[BEGIN Record list]

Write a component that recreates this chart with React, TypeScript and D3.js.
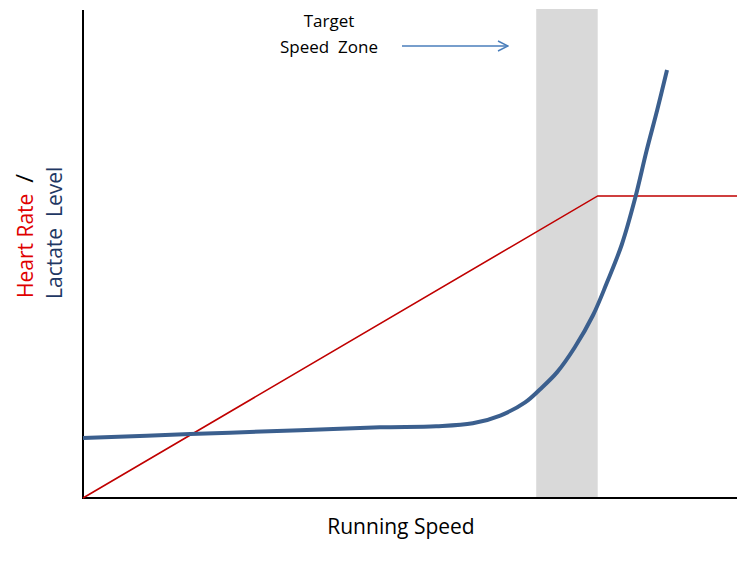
import React from 'react';
import * as d3 from 'd3';

// speed units 0..100 along the x axis, level units 0..100 on y
const heartSpeed = [0, 78.7, 100];
const heartLevel = [0, 61.9, 61.9];

const lactateSpeed = [0, 16.4, 33.2, 45.4, 54.0, 59.6, 63.8, 67.6, 69.9, 72.5, 75.2, 78.0, 80.1, 82.4, 84.4, 86.2, 87.8, 89.3];
const lactateLevel = [12.3, 13.1, 13.9, 14.5, 14.7, 15.3, 16.9, 19.6, 22.3, 25.8, 30.9, 37.5, 44.1, 52.0, 61.3, 71.3, 79.5, 87.7];

const zoneStart = 69.3;
const zoneEnd = 78.7;

const width = 737;
const height = 570;
const font = "'Open Sans', 'Lato', sans-serif";

const App: React.FC = () => {
  const x = d3.scaleLinear().domain([0, 100]).range([83, 737]);
  const y = d3.scaleLinear().domain([0, 100]).range([498, 10]);

  const heartLine = d3.line<number>()
    .x((_, i) => x(heartSpeed[i]))
    .y((d) => y(d));

  const lactateLine = d3.line<number>()
    .x((_, i) => x(lactateSpeed[i]))
    .y((d) => y(d))
    .curve(d3.curveCatmullRom.alpha(0.5));

  return (
    <div style={{ position: 'absolute', left: 0, top: 0 }}>
      <svg width={width} height={height} style={{ display: 'block', background: '#fff' }}>
        <defs>
          <marker id="arrow" viewBox="0 0 12 12" refX="11" refY="6" markerWidth="12" markerHeight="12"
            markerUnits="userSpaceOnUse" orient="auto">
            <path d="M1,1 L11,6 L1,11" fill="none" stroke="#4a7ebb" strokeWidth={1.4} />
          </marker>
        </defs>

        {/* target zone band */}
        <rect x={x(zoneStart)} y={9} width={x(zoneEnd) - x(zoneStart)} height={y(0) - 9} fill="#d9d9d9" />

        {/* axes */}
        <line x1={x(0)} x2={x(0)} y1={y(100)} y2={y(0) + 1} stroke="#000" strokeWidth={2} />
        <line x1={x(0)} x2={x(100)} y1={y(0)} y2={y(0)} stroke="#000" strokeWidth={2} />

        {/* heart rate */}
        <path d={heartLine(heartLevel) || ''} fill="none" stroke="#c00000" strokeWidth={1.6} />

        {/* lactate */}
        <path d={lactateLine(lactateLevel) || ''} fill="none" stroke="#3b5f8e" strokeWidth={4} strokeLinecap="butt" />

        {/* annotation */}
        <text x={329} y={27} textAnchor="middle" fontFamily={font} fontSize={17} fill="#000">Target</text>
        <text x={329} y={53} textAnchor="middle" fontFamily={font} fontSize={17} fill="#000" xmlSpace="preserve">Speed  Zone</text>
        <line x1={402} x2={508} y1={46} y2={46} stroke="#4a7ebb" strokeWidth={1.4} markerEnd="url(#arrow)" />

        {/* axis titles */}
        <text x={401} y={534} textAnchor="middle" fontFamily={font} fontSize={21} fill="#000">Running Speed</text>
        <text transform="translate(33,298) rotate(-90)" fontFamily={font} fontSize={21} xmlSpace="preserve">
          <tspan fill="#e00000">Heart Rate  </tspan>
          <tspan fill="#000" fontSize={24}>/</tspan>
        </text>
        <text transform="translate(62,299) rotate(-90)" fontFamily={font} fontSize={21} fill="#1f3864" xmlSpace="preserve">Lactate  Level</text>
      </svg>
    </div>
  );
};

export default App;
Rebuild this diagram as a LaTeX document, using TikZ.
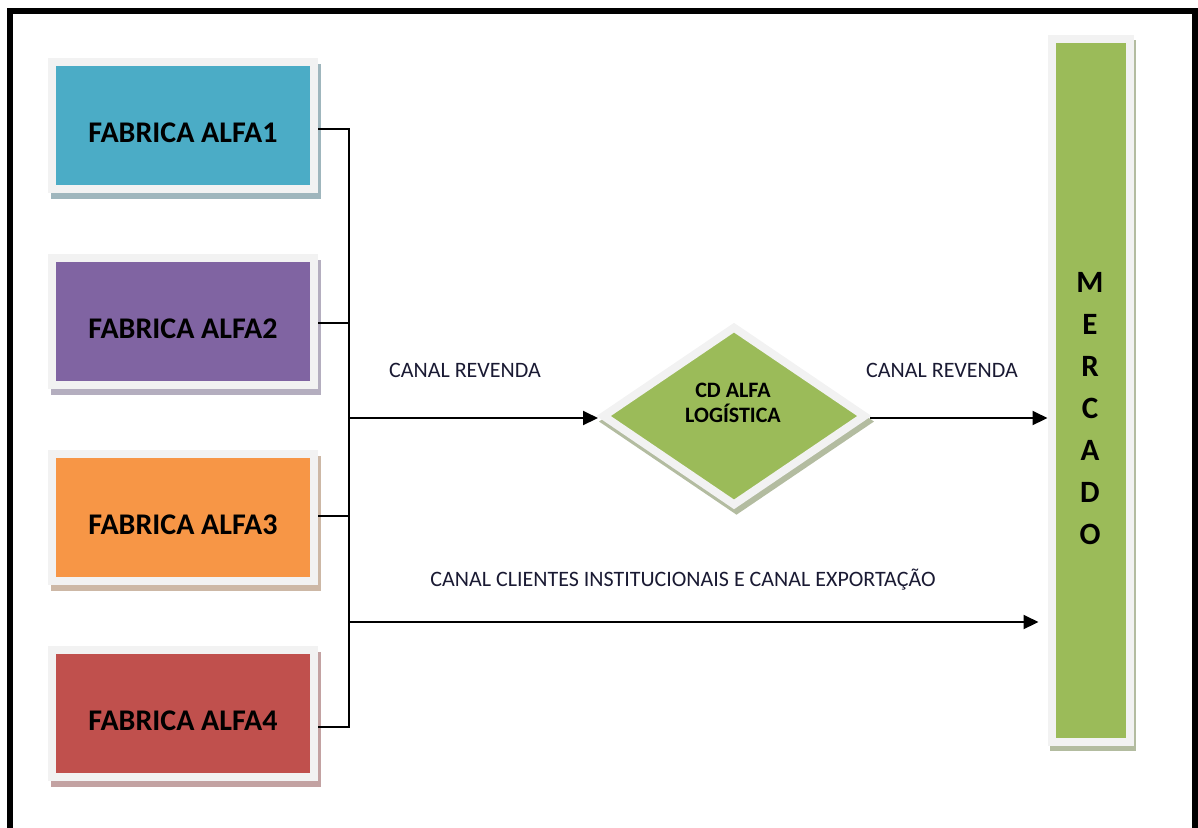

[END Record list]

**Exercise objective:**
Pictures are to be left out; the records above must be repeated word for word.

**Written answer:**
Write a component that recreates this chart with React, TypeScript and D3.js.
import React from 'react';
import * as d3 from 'd3';

// speed units 0..100 along the x axis, level units 0..100 on y
const heartSpeed = [0, 78.7, 100];
const heartLevel = [0, 61.9, 61.9];

const lactateSpeed = [0, 16.4, 33.2, 45.4, 54.0, 59.6, 63.8, 67.6, 69.9, 72.5, 75.2, 78.0, 80.1, 82.4, 84.4, 86.2, 87.8, 89.3];
const lactateLevel = [12.3, 13.1, 13.9, 14.5, 14.7, 15.3, 16.9, 19.6, 22.3, 25.8, 30.9, 37.5, 44.1, 52.0, 61.3, 71.3, 79.5, 87.7];

const zoneStart = 69.3;
const zoneEnd = 78.7;

const width = 737;
const height = 570;
const font = "'Open Sans', 'Lato', sans-serif";

const App: React.FC = () => {
  const x = d3.scaleLinear().domain([0, 100]).range([83, 737]);
  const y = d3.scaleLinear().domain([0, 100]).range([498, 10]);

  const heartLine = d3.line<number>()
    .x((_, i) => x(heartSpeed[i]))
    .y((d) => y(d));

  const lactateLine = d3.line<number>()
    .x((_, i) => x(lactateSpeed[i]))
    .y((d) => y(d))
    .curve(d3.curveCatmullRom.alpha(0.5));

  return (
    <div style={{ position: 'absolute', left: 0, top: 0 }}>
      <svg width={width} height={height} style={{ display: 'block', background: '#fff' }}>
        <defs>
          <marker id="arrow" viewBox="0 0 12 12" refX="11" refY="6" markerWidth="12" markerHeight="12"
            markerUnits="userSpaceOnUse" orient="auto">
            <path d="M1,1 L11,6 L1,11" fill="none" stroke="#4a7ebb" strokeWidth={1.4} />
          </marker>
        </defs>

        {/* target zone band */}
        <rect x={x(zoneStart)} y={9} width={x(zoneEnd) - x(zoneStart)} height={y(0) - 9} fill="#d9d9d9" />

        {/* axes */}
        <line x1={x(0)} x2={x(0)} y1={y(100)} y2={y(0) + 1} stroke="#000" strokeWidth={2} />
        <line x1={x(0)} x2={x(100)} y1={y(0)} y2={y(0)} stroke="#000" strokeWidth={2} />

        {/* heart rate */}
        <path d={heartLine(heartLevel) || ''} fill="none" stroke="#c00000" strokeWidth={1.6} />

        {/* lactate */}
        <path d={lactateLine(lactateLevel) || ''} fill="none" stroke="#3b5f8e" strokeWidth={4} strokeLinecap="butt" />

        {/* annotation */}
        <text x={329} y={27} textAnchor="middle" fontFamily={font} fontSize={17} fill="#000">Target</text>
        <text x={329} y={53} textAnchor="middle" fontFamily={font} fontSize={17} fill="#000" xmlSpace="preserve">Speed  Zone</text>
        <line x1={402} x2={508} y1={46} y2={46} stroke="#4a7ebb" strokeWidth={1.4} markerEnd="url(#arrow)" />

        {/* axis titles */}
        <text x={401} y={534} textAnchor="middle" fontFamily={font} fontSize={21} fill="#000">Running Speed</text>
        <text transform="translate(33,298) rotate(-90)" fontFamily={font} fontSize={21} xmlSpace="preserve">
          <tspan fill="#e00000">Heart Rate  </tspan>
          <tspan fill="#000" fontSize={24}>/</tspan>
        </text>
        <text transform="translate(62,299) rotate(-90)" fontFamily={font} fontSize={21} fill="#1f3864" xmlSpace="preserve">Lactate  Level</text>
      </svg>
    </div>
  );
};

export default App;
Rebuild this diagram as a LaTeX document, using TikZ.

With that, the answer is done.